具有开壳层电子结构的双核M-M金属多重键单元在构筑分子基材料领域有着重要的潜在应用前景。基于金属键单元外部配位场空间结构对称性和单元内部微观电子结构类型这一对立统一的内在关联效应，本项目拟提出采用碱解经典型dsp2杂化轨道金属键化合物反应生成新型d2sp3杂化轨道金属键化合物的途径，并结合结构对称性调控影响金属键键型转化的设计思想，通过空间结构设计实现金属键微观电子结构的有效调控。研究内容包括：通过控制金属键中心桥接氧原子数目和轴向配体性质调控金属键电子结构转化；应用多氧酸根电中和及螯合熵效应提高高氧化态金属多重键的稳定性；通过磁性、电子光谱和电化学测试，并结合理论计算研究此类开壳层金属多重键的反应性及成键机理。通过本项目的研究，获得更多新型金属键类型、键型转化以及空间结构对称性影响金属键微观电子结构等相关规律，补充完善金属键理论，丰富现代结构无机化学。
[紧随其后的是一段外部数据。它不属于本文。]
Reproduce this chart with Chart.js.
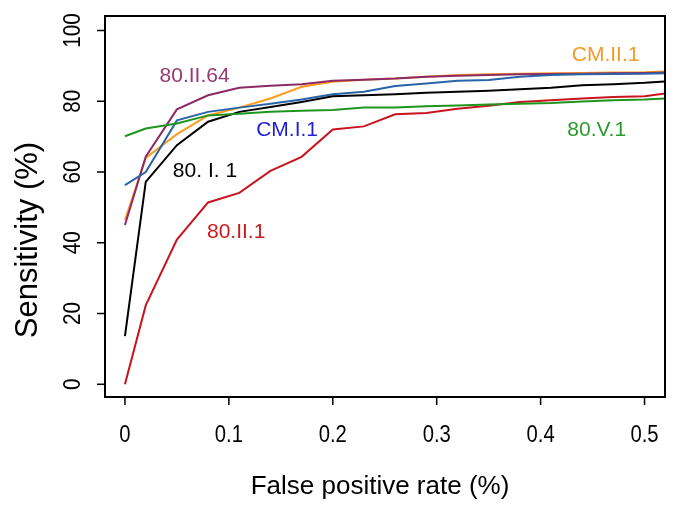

The construction of molecular materials with the open electronic structure of metal-metal bonds dimer has been of growing interest owing to their potential applications. Based on the relational effect between the external coordination symmetry environment of metal multiple bonds and the internal electronic configuration, this project will utilize base reaction with classical dsp2 hybridized orbital metal-metal bonds compounds to produce the novel d2sp3 hybridized orbital metal-metal bonds compounds. Combined with the structural symmetry of the control effect on metal bonds type conversion, the ligand field structure design is employed to tune the multiple metal bonds microstructure. Research work including: tuning the electronic structure through introducing different number of bridging oxygen atoms and variety axial ligands for the edge-sharing bioctahedral metal dimer; improving the stability of multiple bond with the high oxidation state by charge neutralization and chelating entropy increase effect of inorganic acid radical anions. The metal-metal bonding mechanism will be proposed based on the crystal structures, Uv-Vis, CV, magnetic properties and theoretical calculations. The purposes of the project are: (1) to get more rules about the new multiple metal bonds, its conversion and reaction properties; (2) to develop the metal-metal bonds theory and improve the modern inorganic structural chemistry.